Quem prefere abandonar as áreas perigosas da região de Kharkiv pode solicitar uma evacuação sem custos, oferecida pela organização ucraniana de resgate Rosa na Mão, entre outras.

Pouco antes da chegada dos voluntários, a aldeia de Monachynivka, ao norte de Kupiansk, foi bombardeada e a eletricidade cortada. Embora eletricistas tenham começado imediatamente com os reparos da rede, Valentyna decidiu ir embora de sua cidadezinha: um míssil caíra logo perto de sua casa. Ela se despede do lar benzendo a porta de entrada. Hipertensa, devido à emoção, ela pede para estar um momento sozinha.

Nos limites de Kupiansk, os voluntários ajudam Nadiya, de 70 anos e poucos anos. Sem poder conter as lágrimas, ela quer contar sua história: o filho Ivan foi morto pelos russos durante a ocupação, e o outro, Petro, está servindo o Exército ucraniano na região de Zaporíjia.

Em fins de 2023, devido aos bombardeios constantes, a aposentada se mudou da cidadezinha de Petropavlivka, na margem esquerda do rio Oskil, para Kupiansk.
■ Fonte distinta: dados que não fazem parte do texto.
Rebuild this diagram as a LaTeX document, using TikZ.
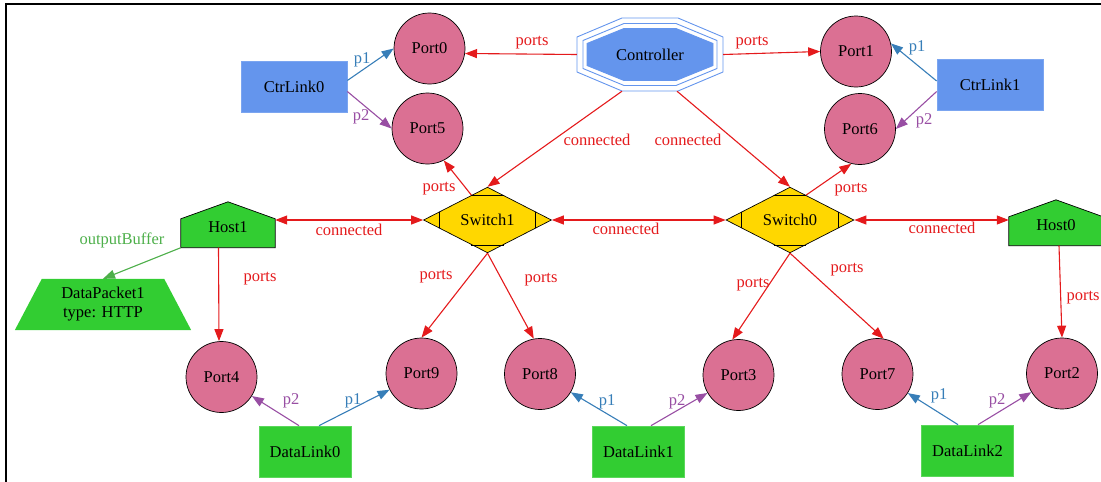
\documentclass[tikz,border=0pt]{standalone}
\usepackage{fontspec}
\setmainfont{Liberation Serif}
\usetikzlibrary{arrows.meta,calc,shapes.geometric,backgrounds}
\definecolor{ered}{HTML}{E41A1C}
\definecolor{eblue}{HTML}{377EB8}
\definecolor{epurple}{HTML}{984EA3}
\definecolor{egreen}{HTML}{4DAF4A}
\definecolor{portfill}{HTML}{DB7093}
\definecolor{limeg}{HTML}{32CD32}
\definecolor{goldc}{HTML}{FFD700}
\definecolor{cfblue}{HTML}{6495ED}
\begin{document}
\begin{tikzpicture}[x=1pt,y=-1pt,
  >={Triangle[length=12pt,width=9pt]},
  every node/.style={font=\fontsize{16.5}{19}\selectfont},
  portnode/.style={circle,draw=black,line width=0.7pt,fill=portfill,minimum size=71pt,inner sep=0pt},
  ctrllink/.style={rectangle,fill=cfblue,draw=cfblue!85!white,line width=0.7pt,minimum width=106pt,minimum height=51pt,inner sep=0pt},
  datalink/.style={rectangle,fill=limeg,draw=limeg!80!white,line width=0.7pt,minimum width=92pt,minimum height=51pt,inner sep=0pt},
  switchnode/.style={diamond,draw=black,line width=0.7pt,fill=goldc,minimum width=128pt,minimum height=49pt,inner sep=0pt},
  hostnode/.style={rectangle,minimum width=94pt,minimum height=41pt,inner sep=0pt},
  hostshape/.style={fill=limeg,draw=black,line width=0.7pt},
  octline/.style={draw=cfblue,line width=0.9pt},
  redge/.style={draw=ered,line width=1.1pt,->},
  bedge/.style={draw=ered,line width=1.1pt,<->},
  pone/.style={draw=eblue,line width=1.1pt,->},
  ptwo/.style={draw=epurple,line width=1.1pt,->},
  gedge/.style={draw=egreen,line width=1.1pt,->},
  rlab/.style={text=ered,inner sep=0pt},
  blab/.style={text=eblue,inner sep=0pt},
  plab/.style={text=epurple,inner sep=0pt},
  glab/.style={text=egreen,inner sep=0pt},
  mark/.style={}]
\useasboundingbox (0,0) rectangle (1101,482);
% frame
\draw[line width=1.2pt] (6,490) -- (6,4) -- (1110,4);

% nodes
\node[portnode] (port0) at (429.5,48.5) {Port0};
\node[portnode] (port5) at (427.5,128.5) {Port5};
\node[portnode] (port1) at (856,51.5) {Port1};
\node[portnode] (port6) at (860,129) {Port6};
\node[portnode] (port4) at (221.5,377) {Port4};
\node[portnode] (port9) at (421.5,373.5) {Port9};
\node[portnode] (port8) at (540,374) {Port8};
\node[portnode] (port3) at (738.5,375) {Port3};
\node[portnode] (port7) at (877.5,374) {Port7};
\node[portnode] (port2) at (1062,373.5) {Port2};
\node[ctrllink] (cl0) at (294,86.5) {CtrLink0};
\node[ctrllink] (cl1) at (990,84.5) {CtrLink1};
\node[datalink] (dl0) at (305,451.5) {DataLink0};
\node[datalink] (dl1) at (638.5,451.5) {DataLink1};
\node[datalink] (dl2) at (967.5,450.5) {DataLink2};
\node[switchnode] (s1) at (487.5,220) {Switch1};
\node[switchnode] (s0) at (790,220) {Switch0};
\node[hostnode] (h1) at (228,227) {Host1};
\node[hostnode] (h0) at (1056,225) {Host0};
\node[rectangle,minimum width=146pt,minimum height=73pt,inner sep=0pt] (ctrl) at (650,54.5) {Controller};
\node[rectangle,minimum width=176pt,minimum height=51pt,inner sep=0pt,align=center] (dp1) at (103,304.5) {DataPacket1\\type: HTTP};

% shapes drawn behind the texts
\begin{scope}[on background layer]
  \draw[hostshape] (h1.south west) -- (h1.south east) -- ($(h1.north east)+(0,12.5)$) -- ($(h1.north)+(0,-4.5)$) -- ($(h1.north west)+(0,12.5)$) -- cycle;
  \draw[hostshape] (h0.south west) -- (h0.south east) -- ($(h0.north east)+(0,12.5)$) -- ($(h0.north)+(0,-4.5)$) -- ($(h0.north west)+(0,12.5)$) -- cycle;
  \draw[octline] (622,18) -- (678,18) -- (723,37) -- (723,72) -- (678,91) -- (622,91) -- (577,72) -- (577,37) -- cycle;
  \draw[octline] (624,23.5) -- (676,23.5) -- (717,40.5) -- (717,68.5) -- (676,85.5) -- (624,85.5) -- (583,68.5) -- (583,40.5) -- cycle;
  \draw[octline,fill=cfblue] (624,28.5) -- (676,28.5) -- (713,43.5) -- (713,65.5) -- (676,80.5) -- (624,80.5) -- (587,65.5) -- (587,43.5) -- cycle;
  \fill[limeg] (dp1.south west) -- (dp1.south east) -- ($(dp1.north east)+(-27,0)$) -- ($(dp1.north west)+(27,0)$) -- cycle;
\end{scope}

% switch corner marks
\foreach \s in {s1,s0}{
  \draw[line width=0.7pt] ($(\s.west)!0.25!(\s.north)$) -- ($(\s.west)!0.25!(\s.south)$);
  \draw[line width=0.7pt] ($(\s.east)!0.25!(\s.north)$) -- ($(\s.east)!0.25!(\s.south)$);
  \draw[line width=0.7pt] ($(\s.north)!0.25!(\s.west)$) -- ($(\s.north)!0.25!(\s.east)$);
  \draw[line width=0.7pt] ($(\s.south)!0.25!(\s.west)$) -- ($(\s.south)!0.25!(\s.east)$);
}

% red edges
\draw[redge] (ctrl.west) -- (port0.-8);
\draw[redge] (ctrl.east) -- (port1.west);
\draw[redge] ([xshift=-28pt]ctrl.south) -- (s1.north);
\draw[redge] ([xshift=27pt]ctrl.south) -- (s0.north);
\draw[redge] ($(s1.north)!0.25!(s1.west)$) -- (port5.-63);
\draw[redge] ($(s0.north)!0.25!(s0.east)$) -- (port6.-104);
\draw[bedge] (s1.west) -- (h1.east |- s1.west);
\draw[bedge] (s1.east) -- (s0.west);
\draw[bedge] (s0.east) -- (h0.west |- s0.east);
\draw[redge] (s1.south) -- (port9.north);
\draw[redge] (s1.south) -- (port8.100);
\draw[redge] (s0.south) -- (port3.100);
\draw[redge] (s0.south) -- (port7.80);
\draw[redge] ([xshift=-9.5pt]h1.south) -- ([xshift=-2.5pt]port4.north);
\draw[redge] ([xshift=3pt]h0.south) -- (port2.north);
\draw[gedge] (h1.south west) -- (dp1.north);

% link edges
\draw[pone] ([yshift=6pt]cl0.east) -- (port0.west);
\draw[ptwo] ([yshift=-5pt]cl0.east) -- (port5.west);
\draw[pone] ([yshift=3.5pt]cl1.west) -- (port1.13);
\draw[ptwo] ([yshift=-7pt]cl1.west) -- (port6.east);
\draw[ptwo] ([xshift=-6pt]dl0.north) -- (port4);
\draw[pone] ([xshift=14pt]dl0.north) -- (port9);
\draw[pone] ([xshift=-11.5pt]dl1.north) -- (port8);
\draw[ptwo] ([xshift=12.5pt]dl1.north) -- (port3);
\draw[pone] ([xshift=-9.5pt]dl2.north) -- (port7);
\draw[ptwo] ([xshift=10.5pt]dl2.north) -- (port2);

% labels
\node[rlab] (lp0) at (532,43) {ports};
\node[rlab] (lp1) at (752,43) {ports};
\node[rlab] (lc1) at (597,140) {connected};
\node[rlab] (lc0) at (688,140) {connected};
\node[rlab] (lp5) at (439,189) {ports};
\node[rlab] (lp6) at (851,190) {ports};
\node[rlab] (lch1) at (349,230) {connected};
\node[rlab] (lcss) at (626,229) {connected};
\node[rlab] (lch0) at (942,228) {connected};
\node[rlab] (lp9) at (436,277) {ports};
\node[rlab] (lp8) at (541,280) {ports};
\node[rlab] (lp3) at (753,285) {ports};
\node[rlab] (lp7) at (847,270) {ports};
\node[rlab] (lp2) at (1083,298) {ports};
\node[rlab] (lp4) at (260,279) {ports};
\node[glab] (lob) at (122,240) {outputBuffer};
\node[blab] (b1) at (362,60) {p1};
\node[plab] (q1) at (361,117) {p2};
\node[blab] (b2) at (917,48) {p1};
\node[plab] (q2) at (924,121) {p2};
\node[plab] (q3) at (291,401) {p2};
\node[blab] (b3) at (353,401) {p1};
\node[blab] (b4) at (607,402) {p1};
\node[plab] (q4) at (677,402) {p2};
\node[blab] (b5) at (939,396) {p1};
\node[plab] (q5) at (997,401) {p2};
\end{tikzpicture}
\end{document}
Agora Petro pediu para ela recuar ainda mais, para a cidade de Kharkhiv. “Ele diz: 'Mãe, vai embora, a coisa vai ficar um inferno, uma segunda Avdiivka”, relata Nadiya, chorando.

Ao chegarem à destinação, Nadiya e Valentyna são colocadas num alojamento, onde recebem apoio financeiro, comida e medicamentos. Como não têm familiares no local, de início ficarão em residências do governo. Ambas afirmam que, depois de tudo por que passaram, Kharkiv lhes parece um lugar seguro.